Your instructions — Write the data out again exactly, with no pictures.

Records —
>>
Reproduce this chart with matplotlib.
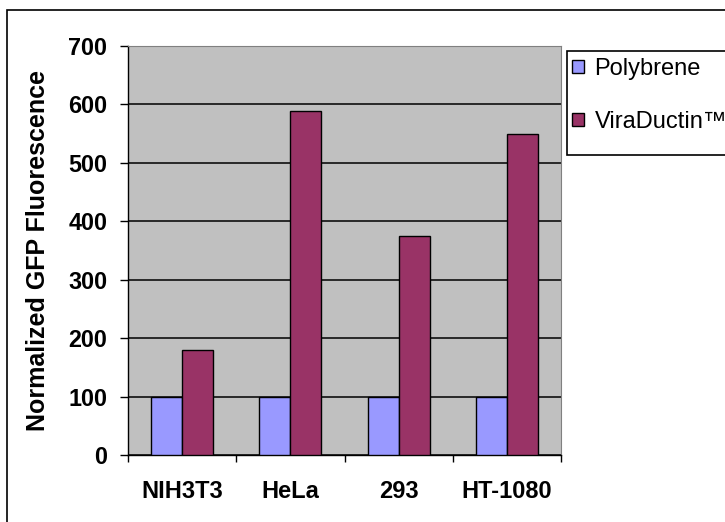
import numpy as np
import matplotlib
matplotlib.use('Agg')
import matplotlib.pyplot as plt
from matplotlib.patches import Rectangle, Patch

# data
cell_lines = ['NIH3T3', 'HeLa', '293', 'HT-1080']
polybrene = [100, 100, 100, 100]
viraductin = [180, 588, 375, 549]
series_names = ['Polybrene', 'ViraDuctin\u2122']
y_ticks = [0, 100, 200, 300, 400, 500, 600, 700]

plt.rcParams['font.family'] = ['Liberation Sans', 'DejaVu Sans']

fig = plt.figure(figsize=(7.25, 5.22), dpi=100)
ax = fig.add_axes([128 / 725, 1 - 455 / 522, 433 / 725, 409 / 522])
ax.set_facecolor('#C0C0C0')

x = np.arange(len(cell_lines))
w = 1 / 3.5
ax.bar(x - w / 2, polybrene, w, color='#9999FF', edgecolor='black',
       linewidth=1.0, zorder=3)
ax.bar(x + w / 2, viraductin, w, color='#993366', edgecolor='black',
       linewidth=1.0, zorder=3)

ax.set_xlim(-0.5, len(cell_lines) - 0.5)
ax.set_ylim(0, 700)
ax.set_yticks(y_ticks)
ax.yaxis.grid(True, color='black', linewidth=1.1, zorder=1)
ax.set_axisbelow(True)

# category boundaries get the ticks, labels sit in between
ax.set_xticks(np.arange(len(cell_lines) + 1) - 0.5)
ax.set_xticklabels([])
ax.set_xticks(x, minor=True)
ax.set_xticklabels(cell_lines, minor=True, fontweight='bold', fontsize=17)
ax.tick_params(axis='x', which='major', direction='out', length=5,
               width=1.0)
ax.tick_params(axis='x', which='minor', length=0, pad=18)
ax.tick_params(axis='y', direction='out', length=6, width=1.0, pad=9,
               labelsize=16.8)
for lab in ax.get_yticklabels():
    lab.set_fontweight('bold')

for s in ['left', 'bottom']:
    ax.spines[s].set_color('black')
    ax.spines[s].set_linewidth(1.0)
ax.spines['right'].set_color('#808080')
ax.spines['top'].set_color('#808080')

ax.set_ylabel('Normalized GFP Fluorescence', fontweight='bold',
              fontsize=18)
ax.yaxis.set_label_coords(-0.18, 0.5)

# outer chart frame (runs off the right/bottom edge)
fig.add_artist(Rectangle((7 / 725, -0.1), 1.2, 1 - 9.5 / 522 + 0.1,
                         transform=fig.transFigure, fill=False,
                         edgecolor='black', linewidth=1.2))

# legend box, also cut off by the right edge as in the original
fig.add_artist(Rectangle((567 / 725, 1 - 155 / 522), 0.5, 104 / 522,
                         transform=fig.transFigure, facecolor='white',
                         edgecolor='black', linewidth=1.2))
handles = [Patch(facecolor='#9999FF', edgecolor='black', linewidth=1.0),
           Patch(facecolor='#993366', edgecolor='black', linewidth=1.0)]
leg = fig.legend(handles, series_names, loc='upper left',
                 bbox_to_anchor=(572 / 725, 1 - 58 / 522), fontsize=17,
                 frameon=False, handlelength=0.5, handleheight=0.5,
                 handletextpad=0.45, labelspacing=1.3, borderpad=0,
                 borderaxespad=0)

fig.savefig('out.png', dpi=100)
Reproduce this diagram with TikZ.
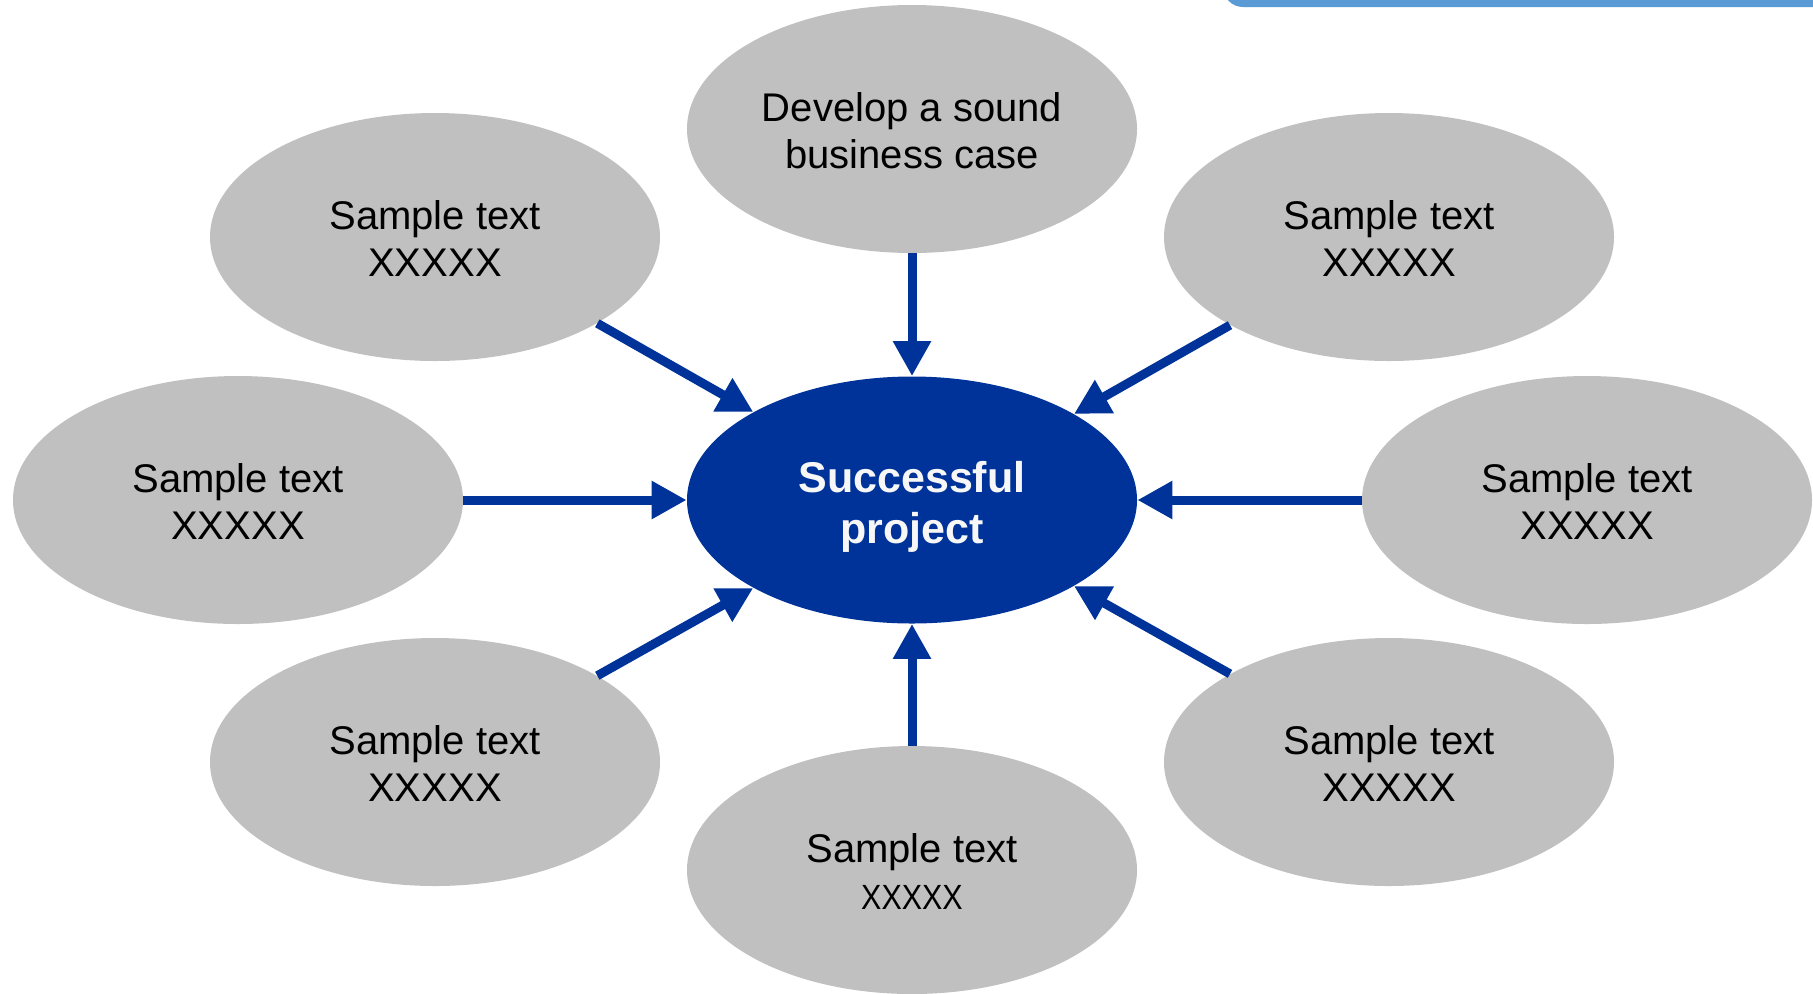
\documentclass[tikz,border=0pt]{standalone}
\usepackage{graphicx}
\usepackage{fontspec}
\setmainfont{Liberation Sans}
\usetikzlibrary{shapes.geometric,arrows.meta}
\definecolor{bubble}{HTML}{C0C0C0}
\definecolor{navy}{HTML}{003399}
\definecolor{tabblue}{HTML}{5B9BD5}
\tikzset{
  bubble/.style={ellipse,fill=bubble,draw=none,minimum width=225pt,minimum height=124pt,inner sep=0pt,align=center,font=\fontsize{20}{23.5}\selectfont,text=black},
  hub/.style={ellipse,fill=navy,draw=none,minimum width=225pt,minimum height=123.5pt,inner sep=0pt,align=center,font=\fontsize{21.5}{25.5}\selectfont\bfseries,text=white!97!black},
  feed/.style={draw=navy,line width=4.5pt,-{Triangle[length=17.5pt,width=18pt]}}
}
\begin{document}
\begin{tikzpicture}[x=0.5pt,y=-0.5pt]
\useasboundingbox (0,0) rectangle (1813,993);
\begin{scope}
\clip (0,0) rectangle (1813,993);
\fill[tabblue,rounded corners=10pt] (1223,-60) rectangle (1850,7);
\end{scope}
\node[hub] (c) at (912,500) {\rule{0pt}{22pt}Successful\\project};
\node[bubble] (t) at (912,129) {\rule{0pt}{16pt}Develop a sound\\business case};
\node[bubble] (ul) at (435,237) {\rule{0pt}{15.5pt}Sample text\\XXXXX};
\node[bubble] (ur) at (1389,237) {\rule{0pt}{15.5pt}Sample text\\XXXXX};
\node[bubble] (l) at (238,500) {\rule{0pt}{15.5pt}Sample text\\XXXXX};
\node[bubble] (r) at (1587,500) {\rule{0pt}{15.5pt}Sample text\\XXXXX};
\node[bubble] (ll) at (435,762) {\rule{0pt}{15.5pt}Sample text\\XXXXX};
\node[bubble] (lr) at (1389,762) {\rule{0pt}{15.5pt}Sample text\\XXXXX};
\node[bubble] (b) at (912,870) {\rule{0pt}{16pt}Sample text\\{\fontsize{17.5}{21}\selectfont\scalebox{0.87}[1]{XXXXX}}};
\draw[feed] (t.south) -- (c.north);
\draw[feed] (b.north) -- (c.south);
\draw[feed] (l.east) -- (c.west);
\draw[feed] (r.west) -- (c.east);
\draw[feed] (ul.-28.9) -- (c.151.2);
\draw[feed] (ur.-151.1) -- (c.28.8);
\draw[feed] (ll.28.9) -- (c.-151.2);
\draw[feed] (lr.151.1) -- (c.-28.8);
\end{tikzpicture}
\end{document}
<<
Answer in full —
Reproduce this chart with matplotlib.
import numpy as np
import matplotlib
matplotlib.use('Agg')
import matplotlib.pyplot as plt
from matplotlib.patches import Rectangle, Patch

# data
cell_lines = ['NIH3T3', 'HeLa', '293', 'HT-1080']
polybrene = [100, 100, 100, 100]
viraductin = [180, 588, 375, 549]
series_names = ['Polybrene', 'ViraDuctin\u2122']
y_ticks = [0, 100, 200, 300, 400, 500, 600, 700]

plt.rcParams['font.family'] = ['Liberation Sans', 'DejaVu Sans']

fig = plt.figure(figsize=(7.25, 5.22), dpi=100)
ax = fig.add_axes([128 / 725, 1 - 455 / 522, 433 / 725, 409 / 522])
ax.set_facecolor('#C0C0C0')

x = np.arange(len(cell_lines))
w = 1 / 3.5
ax.bar(x - w / 2, polybrene, w, color='#9999FF', edgecolor='black',
       linewidth=1.0, zorder=3)
ax.bar(x + w / 2, viraductin, w, color='#993366', edgecolor='black',
       linewidth=1.0, zorder=3)

ax.set_xlim(-0.5, len(cell_lines) - 0.5)
ax.set_ylim(0, 700)
ax.set_yticks(y_ticks)
ax.yaxis.grid(True, color='black', linewidth=1.1, zorder=1)
ax.set_axisbelow(True)

# category boundaries get the ticks, labels sit in between
ax.set_xticks(np.arange(len(cell_lines) + 1) - 0.5)
ax.set_xticklabels([])
ax.set_xticks(x, minor=True)
ax.set_xticklabels(cell_lines, minor=True, fontweight='bold', fontsize=17)
ax.tick_params(axis='x', which='major', direction='out', length=5,
               width=1.0)
ax.tick_params(axis='x', which='minor', length=0, pad=18)
ax.tick_params(axis='y', direction='out', length=6, width=1.0, pad=9,
               labelsize=16.8)
for lab in ax.get_yticklabels():
    lab.set_fontweight('bold')

for s in ['left', 'bottom']:
    ax.spines[s].set_color('black')
    ax.spines[s].set_linewidth(1.0)
ax.spines['right'].set_color('#808080')
ax.spines['top'].set_color('#808080')

ax.set_ylabel('Normalized GFP Fluorescence', fontweight='bold',
              fontsize=18)
ax.yaxis.set_label_coords(-0.18, 0.5)

# outer chart frame (runs off the right/bottom edge)
fig.add_artist(Rectangle((7 / 725, -0.1), 1.2, 1 - 9.5 / 522 + 0.1,
                         transform=fig.transFigure, fill=False,
                         edgecolor='black', linewidth=1.2))

# legend box, also cut off by the right edge as in the original
fig.add_artist(Rectangle((567 / 725, 1 - 155 / 522), 0.5, 104 / 522,
                         transform=fig.transFigure, facecolor='white',
                         edgecolor='black', linewidth=1.2))
handles = [Patch(facecolor='#9999FF', edgecolor='black', linewidth=1.0),
           Patch(facecolor='#993366', edgecolor='black', linewidth=1.0)]
leg = fig.legend(handles, series_names, loc='upper left',
                 bbox_to_anchor=(572 / 725, 1 - 58 / 522), fontsize=17,
                 frameon=False, handlelength=0.5, handleheight=0.5,
                 handletextpad=0.45, labelspacing=1.3, borderpad=0,
                 borderaxespad=0)

fig.savefig('out.png', dpi=100)
Reproduce this diagram with TikZ.
\documentclass[tikz,border=0pt]{standalone}
\usepackage{graphicx}
\usepackage{fontspec}
\setmainfont{Liberation Sans}
\usetikzlibrary{shapes.geometric,arrows.meta}
\definecolor{bubble}{HTML}{C0C0C0}
\definecolor{navy}{HTML}{003399}
\definecolor{tabblue}{HTML}{5B9BD5}
\tikzset{
  bubble/.style={ellipse,fill=bubble,draw=none,minimum width=225pt,minimum height=124pt,inner sep=0pt,align=center,font=\fontsize{20}{23.5}\selectfont,text=black},
  hub/.style={ellipse,fill=navy,draw=none,minimum width=225pt,minimum height=123.5pt,inner sep=0pt,align=center,font=\fontsize{21.5}{25.5}\selectfont\bfseries,text=white!97!black},
  feed/.style={draw=navy,line width=4.5pt,-{Triangle[length=17.5pt,width=18pt]}}
}
\begin{document}
\begin{tikzpicture}[x=0.5pt,y=-0.5pt]
\useasboundingbox (0,0) rectangle (1813,993);
\begin{scope}
\clip (0,0) rectangle (1813,993);
\fill[tabblue,rounded corners=10pt] (1223,-60) rectangle (1850,7);
\end{scope}
\node[hub] (c) at (912,500) {\rule{0pt}{22pt}Successful\\project};
\node[bubble] (t) at (912,129) {\rule{0pt}{16pt}Develop a sound\\business case};
\node[bubble] (ul) at (435,237) {\rule{0pt}{15.5pt}Sample text\\XXXXX};
\node[bubble] (ur) at (1389,237) {\rule{0pt}{15.5pt}Sample text\\XXXXX};
\node[bubble] (l) at (238,500) {\rule{0pt}{15.5pt}Sample text\\XXXXX};
\node[bubble] (r) at (1587,500) {\rule{0pt}{15.5pt}Sample text\\XXXXX};
\node[bubble] (ll) at (435,762) {\rule{0pt}{15.5pt}Sample text\\XXXXX};
\node[bubble] (lr) at (1389,762) {\rule{0pt}{15.5pt}Sample text\\XXXXX};
\node[bubble] (b) at (912,870) {\rule{0pt}{16pt}Sample text\\{\fontsize{17.5}{21}\selectfont\scalebox{0.87}[1]{XXXXX}}};
\draw[feed] (t.south) -- (c.north);
\draw[feed] (b.north) -- (c.south);
\draw[feed] (l.east) -- (c.west);
\draw[feed] (r.west) -- (c.east);
\draw[feed] (ul.-28.9) -- (c.151.2);
\draw[feed] (ur.-151.1) -- (c.28.8);
\draw[feed] (ll.28.9) -- (c.-151.2);
\draw[feed] (lr.151.1) -- (c.-28.8);
\end{tikzpicture}
\end{document}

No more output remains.